The new evidence is particularly welcome now, because the debate following the release of the original research package quickly locked into a chicken-or-egg stalemate. The educational bureaucracy and teachers’ unions called for an immediate spending boost with no strings attached. Business interests and Gov. Arnold Schwarzenegger insisted that reforms must come before any major funding expansion.
On Tuesday, UCLA education professor John Rogers testified before an Assembly Budget Subcommittee about his findings that average statewide high school graduation rates fell 10 points, from 73 to 63 percent, during the five years prior to 2006 when passing the California High School Exit Exam became required.
Rogers argued that some 50,000 less students graduated last year than expected. He disputed state Department of Education claims that there was no dropout spike and that over 90 percent of the class of 2006 passed the exit exam. His findings were promptly denied by state school officials, who charged that Rogers’ work was based on faulty data.
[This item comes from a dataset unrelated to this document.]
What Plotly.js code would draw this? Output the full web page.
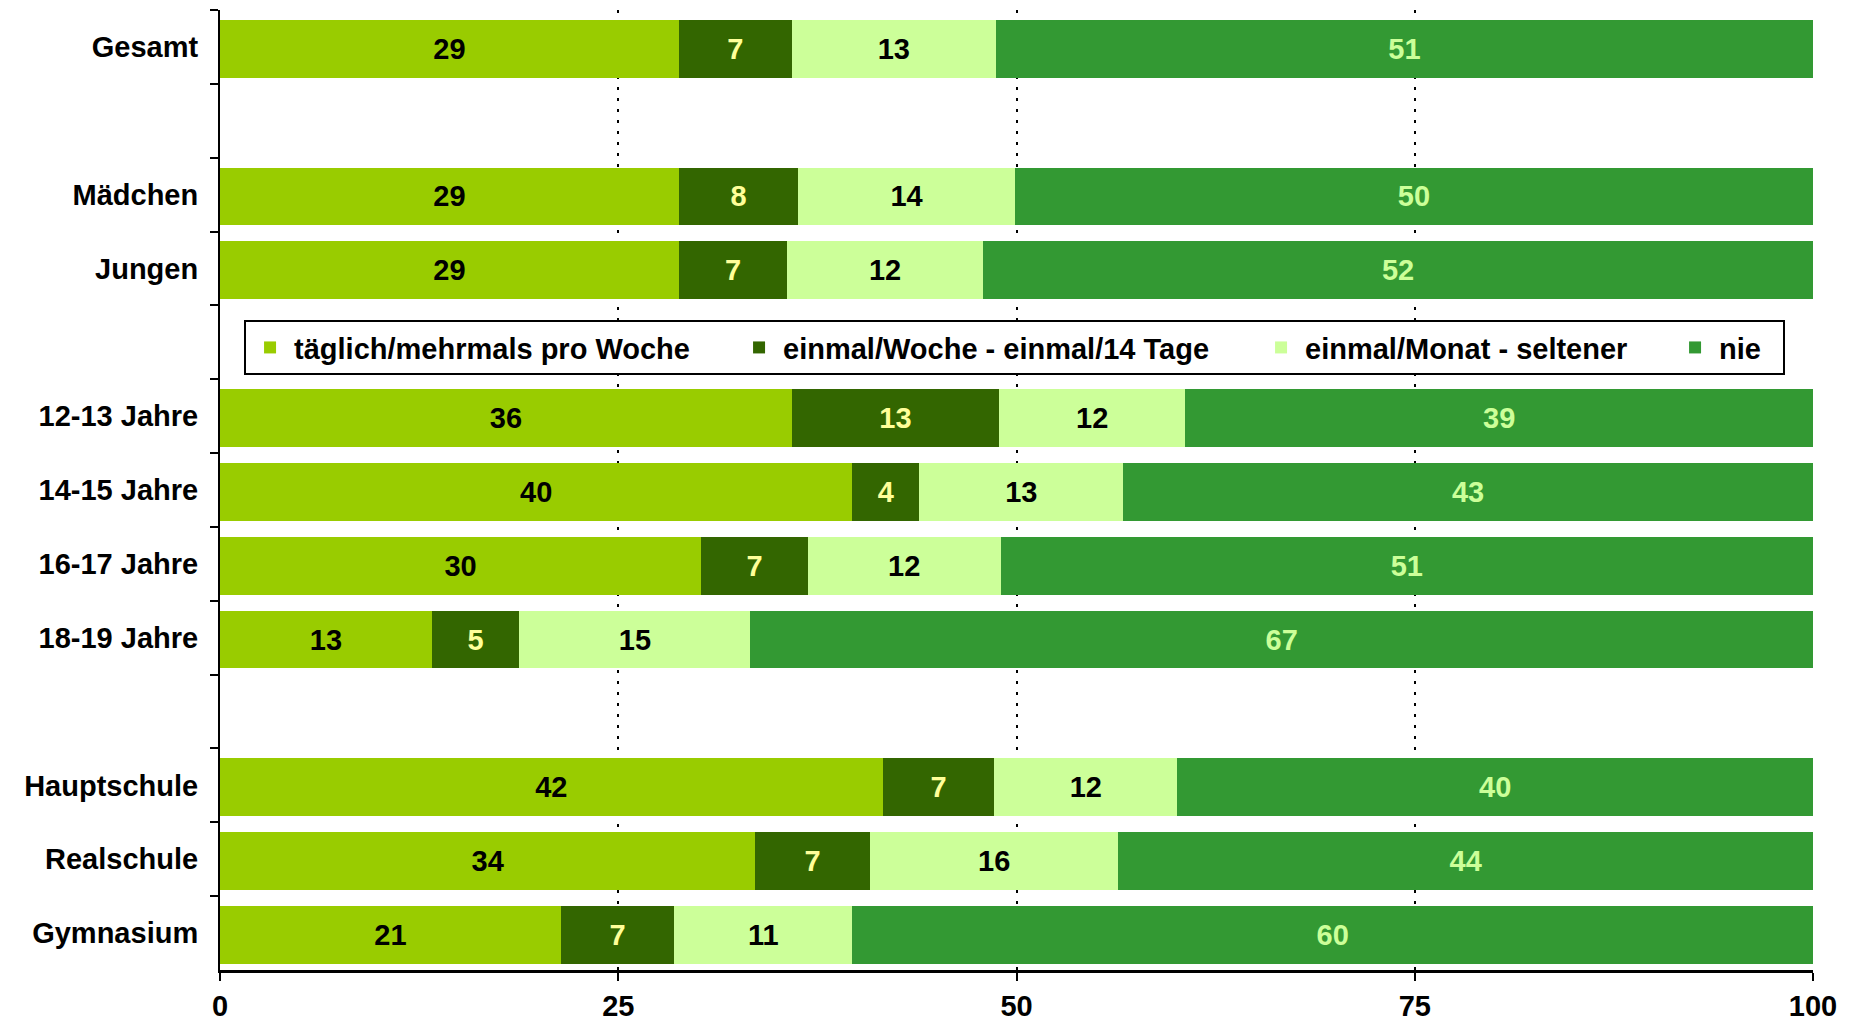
<!DOCTYPE html>
<html>
<head>
<meta charset="utf-8">
<script src="https://cdn.plot.ly/plotly-3.0.1.min.js"></script>
<style>html,body{margin:0;padding:0;background:#fff;}#chart{width:1852px;height:1023px;}</style>
</head>
<body>
<div id="chart"></div>
<script>
// categories (blank entries are the gaps between groups)
const categories = ["Gesamt", " ", "Mädchen", "Jungen", "  ", "12-13 Jahre", "14-15 Jahre", "16-17 Jahre", "18-19 Jahre", "   ", "Hauptschule", "Realschule", "Gymnasium"];
const seriesNames = ["täglich/mehrmals pro Woche", "einmal/Woche - einmal/14 Tage", "einmal/Monat - seltener", "nie"];
// bar lengths
const taeglich = [28.8, null, 28.8, 28.8, null, 35.9, 39.7, 30.2, 13.3, null, 41.6, 33.6, 21.4];
const woche    = [7.1, null, 7.5, 6.8, null, 13.0, 4.2, 6.7, 5.5, null, 7.0, 7.2, 7.1];
const monat    = [12.8, null, 13.6, 12.3, null, 11.7, 12.8, 12.1, 14.5, null, 11.5, 15.6, 11.2];
const nie      = [51.3, null, 50.1, 52.1, null, 39.4, 43.3, 51.0, 66.7, null, 39.9, 43.6, 60.3];
// printed labels
const taeglichLbl = ["29", "", "29", "29", "", "36", "40", "30", "13", "", "42", "34", "21"];
const wocheLbl    = ["7", "", "8", "7", "", "13", "4", "7", "5", "", "7", "7", "7"];
const monatLbl    = ["13", "", "14", "12", "", "12", "13", "12", "15", "", "12", "16", "11"];
const nieLbl      = ["51", "", "50", "52", "", "39", "43", "51", "67", "", "40", "44", "60"];
const xTicks = [0, 25, 50, 75, 100];

const colors = ["#99CC00", "#336600", "#CCFF99", "#339933"];
const labelColors = ["#000000", "#FFFF99", "#000000", "#CCFF99"];
const legendWidths = [436, 469, 361, 59];
const FONT = "'Liberation Sans', Arial, Helvetica, sans-serif";

const vals = [taeglich, woche, monat, nie];
const lbls = [taeglichLbl, wocheLbl, monatLbl, nieLbl];

const data = vals.map((v, i) => ({
  type: "bar",
  orientation: "h",
  name: seriesNames[i],
  y: categories,
  x: v,
  width: 0.784,
  offset: -0.367,
  text: lbls[i],
  texttemplate: "%{text}",
  textposition: "inside",
  insidetextanchor: "middle",
  constraintext: "none",
  textfont: {family: FONT, size: 29, weight: 700, color: labelColors[i]},
  marker: {color: colors[i], line: {width: 0}},
  legendwidth: legendWidths[i],
  hoverinfo: "skip"
}));

const layout = {
  width: 1852,
  height: 1023,
  margin: {l: 220, r: 39, t: 10, b: 53},
  paper_bgcolor: "#ffffff",
  plot_bgcolor: "#ffffff",
  barmode: "stack",
  showlegend: true,
  font: {family: FONT, size: 29, weight: 700, color: "#000"},
  legend: {
    orientation: "h",
    x: 0.0151, xanchor: "left",
    y: 0.677, yanchor: "top",
    bgcolor: "#ffffff",
    bordercolor: "#000000",
    borderwidth: 2,
    traceorder: "normal",
    font: {family: FONT, size: 29, weight: 700, color: "#000"},
    itemwidth: 38
  },
  xaxis: {
    range: [0, 100],
    tickvals: xTicks,
    ticktext: xTicks.map(String),
    showgrid: true,
    gridcolor: "#000000",
    gridwidth: 2,
    griddash: "3px,8px",
    zeroline: false,
    showline: true,
    linecolor: "#000000",
    linewidth: 3,
    ticks: "outside",
    ticklen: 8,
    tickwidth: 2,
    tickcolor: "#000",
    tickfont: {family: FONT, size: 29, weight: 700, color: "#000"},
    fixedrange: true
  },
  yaxis: {
    type: "category",
    categoryorder: "array",
    categoryarray: categories,
    range: [12.5, -0.5],
    tickson: "boundaries",
    ticks: "outside",
    ticklen: 8,
    tickwidth: 2,
    tickcolor: "#000",
    showgrid: false,
    zeroline: false,
    showline: true,
    linecolor: "#000000",
    linewidth: 2,
    ticklabelstandoff: 14,
    tickfont: {family: FONT, size: 29, weight: 700, color: "#000"},
    fixedrange: true
  }
};

Plotly.newPlot("chart", data, layout, {staticPlot: true, displayModeBar: false});
</script>
</body>
</html>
However, both sides agree that California’s inadequate student database makes it impossible for anyone to know the real graduation statistics. Until the state’s promised new database goes into operation next year, any such numbers are merely estimates.
Rogers and the Public Advocates nonprofit law firm, his sponsor, are unabashed longtime critics of the exit exam, which they call unfair to low-income ethnic students in less well-funded schools. Yet even if Rogers’ agenda led him to somewhat overstate his case, he still provided a valuable service by raising doubts about the sunny optimism of the Education Department’s figures and by spotlighting the state’s embarrassing lack of an accurate student database.
Undoubtedly some California schools are worse than others, with facilities in disrepair and inexperienced teachers. But the greatest unfairness to disadvantaged students would be to simply continue giving them meaningless diplomas without trying to fix their schools, so that graduating seniors actually learn necessary 21st century skills.
Meanwhile, another new report last week grabbed fewer headlines but is perhaps even more meaningful in the long-term. Nonpartisan, foundation-funded EdSource studied 237 California schools with a high percentage of low-income, non-native English learners to analyze why some schools scored as much as 25 percent higher on state tests.
The answer was breathtakingly obvious: Higher-performing schools were simply better managed.